One way cattlemen can run this analysis is by using online tools, such as beefbasis.com.
Margins
Looking at cow/calf returns, Tonsor showed data from the USDA and LMIC which has the cow/calf sector seeing returns over cash cost of $906 per head in 2025, $825 per head in 2026 and $747 per head in 2027.
Those are three historically-high expected margins and provide some breathing room for cattlemen who have been struggling.
Some cattlemen may be considering retaining and backgrounding their calves, either through the winter on grain or taking them through the summer on grass. Tonsor reminded the audience keeping calves and feeding them adds not only pounds and value of gain but also risk – something could happen to the calf while it’s on feed in their care.
The Beef Basis analysis tool can help beef producers walk through the cost they’d pay for the calf, the value of gain and projected returns. But it’s up to them, Tonsor said, to know their fixed costs and their risk levels to see if the feeding scenario is right for their operation.
Looking at the fed cattle markets, Tonsor warned the cost of gain is expected to rise a little, but the biggest factor in feeder cattle margins will be the price for feeders going into the lot.
The data he presented shows unhedged feedlot margins varying by about $1,000 between September and March. He cautioned this is an unprecedented magnitude of exposure, and the risk is quite high going forward.
“Supply side matters,” Tonsor said. “We talk a lot about heifer retention – the calf crop. But I would argue the majority of the industry is still slow to appreciate this has actually been more of a beef demand story.”
“Beef demand has been very good, and cattle prices would not be anywhere near as high as they are if we had a neutral beef-demand environment,” he continued. “The average American not only consumed more beef in 2025, but they have also paid more for beef on an inflation-adjusted basis.”
Beef benefits from the taste factor, he added, but he’s concerned about consumer finances.
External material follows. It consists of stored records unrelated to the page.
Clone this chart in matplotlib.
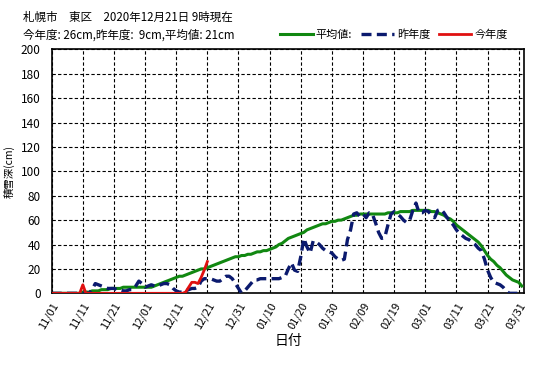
import numpy as np
import matplotlib
matplotlib.use('Agg')
import matplotlib.pyplot as plt
import matplotlib.dates as mdates

plt.rcParams['font.family'] = ['Noto Sans CJK JP', 'DejaVu Sans']

# season start, one value per day from 11/01
START = np.datetime64('2020-11-01')

# 平均値 (cm)
avg = [
    0, 0, 0, 0, 0, 0, 0, 0, 0, 0,
    1, 1, 1, 2, 2, 2, 3, 3, 3, 4,
    4, 4, 4, 5, 5, 5, 5, 5, 5, 5,
    5, 5, 5, 6, 7, 8, 9, 10, 11, 12,
    13, 14, 14, 15, 16, 17, 18, 19, 20, 20,
    21, 22, 23, 24, 25, 26, 27, 28, 29, 30,
    30, 31, 31, 32, 32, 33, 34, 34, 35, 35,
    36, 37, 38, 40, 41, 43, 45, 46, 47, 48,
    49, 50, 52, 53, 54, 55, 56, 57, 57, 58,
    59, 59, 60, 60, 61, 62, 63, 64, 64, 65,
    65, 65, 65, 65, 65, 65, 65, 65, 66, 66,
    66, 66, 67, 67, 67, 67, 68, 68, 68, 68,
    68, 68, 67, 67, 66, 65, 64, 62, 61, 59,
    56, 54, 52, 50, 48, 46, 44, 42, 39, 35,
    31, 28, 26, 23, 21, 18, 15, 13, 11, 10,
    9, 6,
]

# 昨年度 (cm)
last_year = [
    0, 0, 0, 0, 0, 0, 0, 0, 0, 0,
    0, 0, 0, 3, 8, 7, 6, 5, 4, 4,
    4, 3, 3, 2, 2, 3, 3, 6, 10, 8,
    5, 6, 7, 6, 6, 7, 8, 8, 7, 4,
    2, 1, 1, 2, 3, 4, 4, 5, 10, 12,
    12, 12, 11, 10, 10, 12, 14, 14, 12, 8,
    4, 0, 2, 5, 8, 11, 11, 12, 12, 12,
    12, 12, 12, 12, 13, 14, 20, 25, 19, 18,
    30, 45, 38, 33, 43, 42, 40, 37, 35, 34,
    33, 30, 28, 27, 28, 44, 52, 65, 66, 63,
    65, 62, 66, 65, 58, 50, 45, 46, 56, 65,
    67, 65, 63, 60, 58, 60, 68, 74, 66, 66,
    68, 67, 64, 62, 68, 69, 66, 62, 59, 56,
    52, 49, 47, 45, 44, 42, 40, 37, 35, 28,
    19, 13, 9, 8, 7, 5, 2, 0, 0, 0,
    0, 0,
]

# 今年度 (cm), up to 12/21
this_year = [
    0, 0, 0, 0, 0, 0, 0, 0, 0, 0,
    7, 0, 0, 0, 0, 0, 0, 0, 0, 0,
    0, 0, 0, 0, 0, 0, 0, 0, 0, 0,
    0, 0, 0, 0, 0, 0, 0, 0, 0, 0,
    0, 0, 0, 1, 5, 9, 9, 8, 13, 19,
    26,
]

tick_labels = ['11/01', '11/11', '11/21', '12/01', '12/11', '12/21', '12/31', '01/10',
               '01/20', '01/30', '02/09', '02/19', '03/01', '03/11', '03/21', '03/31']
y_ticks = [0, 20, 40, 60, 80, 100, 120, 140, 160, 180, 200]

title_line1 = '札幌市\u3000東区\u30002020年12月21日 9時現在'
title_line2 = '今年度: 26cm,昨年度:  9cm,平均値: 21cm'


def day_axis(n):
    return mdates.date2num((START + np.arange(n)).astype('datetime64[D]').astype(object))


fig = plt.figure(figsize=(5.35, 3.69), dpi=100)
ax = fig.add_axes([0.0966, 0.2051, 0.8834, 0.6612])

ax.plot(day_axis(len(avg)), avg, color='#118811', lw=2.2, label='平均値:', zorder=3)
ax.plot(day_axis(len(last_year)), last_year, color='#0b1a6e', lw=2.4,
        dashes=(3, 1.6), label='昨年度', zorder=4)
ax.plot(day_axis(len(this_year)), this_year, color='#e01010', lw=2.0,
        label='今年度', zorder=5)

x0 = day_axis(1)[0]
ticks = x0 + 10 * np.arange(len(tick_labels))
ax.set_xticks(ticks)
ax.set_xticklabels(tick_labels, rotation=60, ha='right', va='top',
                   rotation_mode='anchor', fontsize=8)
ax.set_xlim(x0, x0 + 151.8)
ax.set_yticks(y_ticks)
ax.set_yticklabels([str(v) for v in y_ticks], fontsize=8.5)
ax.set_ylim(0, 200)
ax.tick_params(axis='y', length=0, pad=8)
ax.tick_params(axis='x', length=0, pad=5)

ax.grid(True, color='black', lw=0.8, linestyle=(0, (3, 2)))
ax.set_axisbelow(True)
for s in ax.spines.values():
    s.set_linewidth(1.2)

ax.set_ylabel('積雪深(cm)', fontsize=7.5, labelpad=4)
ax.set_xlabel('日付', fontsize=10, labelpad=2)

fig.text(23 / 535, 1 - 17 / 369, title_line1, fontsize=8.3, va='center', ha='left')
fig.text(23 / 535, 1 - 35 / 369, title_line2, fontsize=8.3, va='center', ha='left')

fig.legend(loc='center right', bbox_to_anchor=(0.96, 1 - 35 / 369), ncol=3,
           frameon=False, fontsize=8, handlelength=2.9, handletextpad=0.3,
           columnspacing=0.8, borderpad=0)

fig.savefig('out.png', dpi=100)
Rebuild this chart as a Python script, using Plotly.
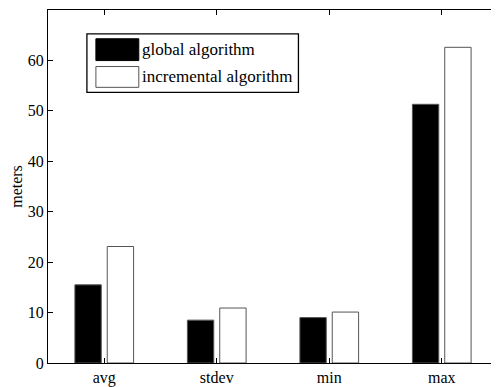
import plotly.graph_objects as go

categories = ["avg", "stdev", "min", "max"]
global_vals = [15.5, 8.5, 9.0, 51.3]
incremental_vals = [23.1, 10.9, 10.1, 62.6]
series_names = ["global algorithm", "incremental algorithm"]
y_ticks = [0, 10, 20, 30, 40, 50, 60, 70]

FONT = "Liberation Serif"
TICK_SIZE = 16
LEG_SIZE = 17
x_idx = [1, 2, 3, 4]

# page body has an 8px margin; the figure is sized so the plot lands where the reference has it
OFF = 8
L, T, R, B = 48 - OFF, 10 - OFF, 499, 366 - OFF
PW = R - 48
PH = 366 - 10

def px(x):  # window x -> paper
    return (x - 48) / PW

def py(y):  # window y -> paper
    return (366 - y) / PH

fig = go.Figure()
fig.add_trace(go.Bar(x=x_idx, y=global_vals, name=series_names[0],
                     marker=dict(color="black", line=dict(color="#555", width=1))))
fig.add_trace(go.Bar(x=x_idx, y=incremental_vals, name=series_names[1],
                     marker=dict(color="white", line=dict(color="#555", width=1))))

shapes = [
    dict(type="rect", xref="paper", yref="paper", x0=px(87), x1=px(299),
         y0=py(93), y1=py(34), line=dict(color="black", width=1.3), fillcolor="white", layer="above"),
    dict(type="rect", xref="paper", yref="paper", x0=px(96), x1=px(139),
         y0=py(61), y1=py(39), line=dict(color="black", width=1), fillcolor="black", layer="above"),
    dict(type="rect", xref="paper", yref="paper", x0=px(96), x1=px(139),
         y0=py(88), y1=py(67), line=dict(color="#555", width=1), fillcolor="white", layer="above"),
]
annotations = [
    dict(xref="paper", yref="paper", x=px(140.5), y=py(50), text=series_names[0],
         showarrow=False, xanchor="left", yanchor="middle",
         font=dict(family=FONT, size=LEG_SIZE, color="black")),
    dict(xref="paper", yref="paper", x=px(140.5), y=py(77), text=series_names[1],
         showarrow=False, xanchor="left", yanchor="middle",
         font=dict(family=FONT, size=LEG_SIZE, color="black")),
]

fig.update_layout(
    width=499 - OFF, height=387 - OFF,
    margin=dict(l=L, r=0, t=T, b=(387 - OFF) - B),
    paper_bgcolor="white", plot_bgcolor="white",
    barmode="group", bargap=0.425, bargroupgap=0.185,
    showlegend=False,
    font=dict(family=FONT, size=TICK_SIZE, color="black"),
    shapes=shapes, annotations=annotations,
    xaxis=dict(range=[0.5, 4.5], tickvals=x_idx, ticktext=categories,
               showline=True, linecolor="black", linewidth=1.3, mirror="allticks",
               ticks="inside", ticklen=5, tickcolor="black", showgrid=False, zeroline=False,
               tickfont=dict(family=FONT, size=TICK_SIZE, color="black")),
    yaxis=dict(range=[0, 70], tickvals=y_ticks,
               showline=True, linecolor="black", linewidth=1.3, mirror="allticks",
               ticks="inside", ticklen=5, tickcolor="black", showgrid=False, zeroline=False,
               title=dict(text="meters", font=dict(family=FONT, size=16, color="black"), standoff=6),
               tickfont=dict(family=FONT, size=TICK_SIZE, color="black")),
)

fig.write_html("out.html")
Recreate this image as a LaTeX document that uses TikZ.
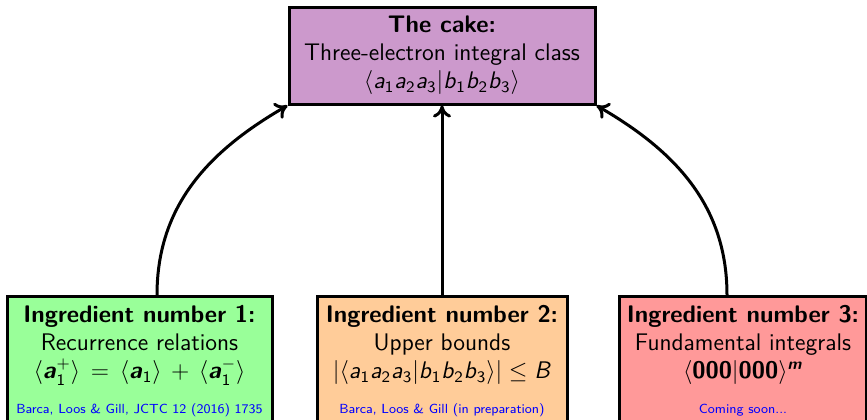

If beef prices at the store and in the food service industry continue to rise, it could be a headwind for live cattle markets.
Demand side
Zimmerman emphasized, while retail prices for beef are on track to average around $8.85 per pound in 2025, consumer demand for beef is about the highest it’s been since 1983 because the industry has focused on marbling and not only breeding cattle with potential but feeding those cattle to their fullest potential on the rail.
Still, cattlemen must understand consumers are facing inflationary headwinds, such as paying for housing, student loans, credit card debt and the rise of buy-now-pay-later loans.
“They’re cooking at home, doing more couponing, more bulk buying, more deals through shopper ads and leaning more on discount retailers,” Zimmerman said.
It’s not just moving pounds through Sam’s Clubs and Costcos, but also private-label brands at these stores as well.
Other trends Zimmerman is watching include beef-on-dairy cattle increasing the fed cattle supply by one million head, with those animals now destined for the feedlot rather than the veal supply; hot carcass weights growing about 25 pounds on average in 2024-25 and beef imports growing to about 5.4 billion pounds in 2025, up from the 20-year average of 3 billion pounds.
This is because U.S. lean trim is in short supply and must be imported to be used in popular products, such as hamburgers.
Additionally, the U.S. beef cow cull rate is below nine percent, and the heifer retention rate is slowly increasing, which means the next few years of slaughter declines will be from fed cattle numbers.
Feedlots will face unprecedented margin call risk, as higher prices paid for calves and larger weights per animal mean per animal values are more sensitive to price moves. This is putting more risk on the feeder than ever before.
Tonsor and Zimmerman emphasized these unprecedented times mean it’s worth the time to put pencil to the numbers and make sure producers’ marketing plans line up with the amount of risk they are willing to take.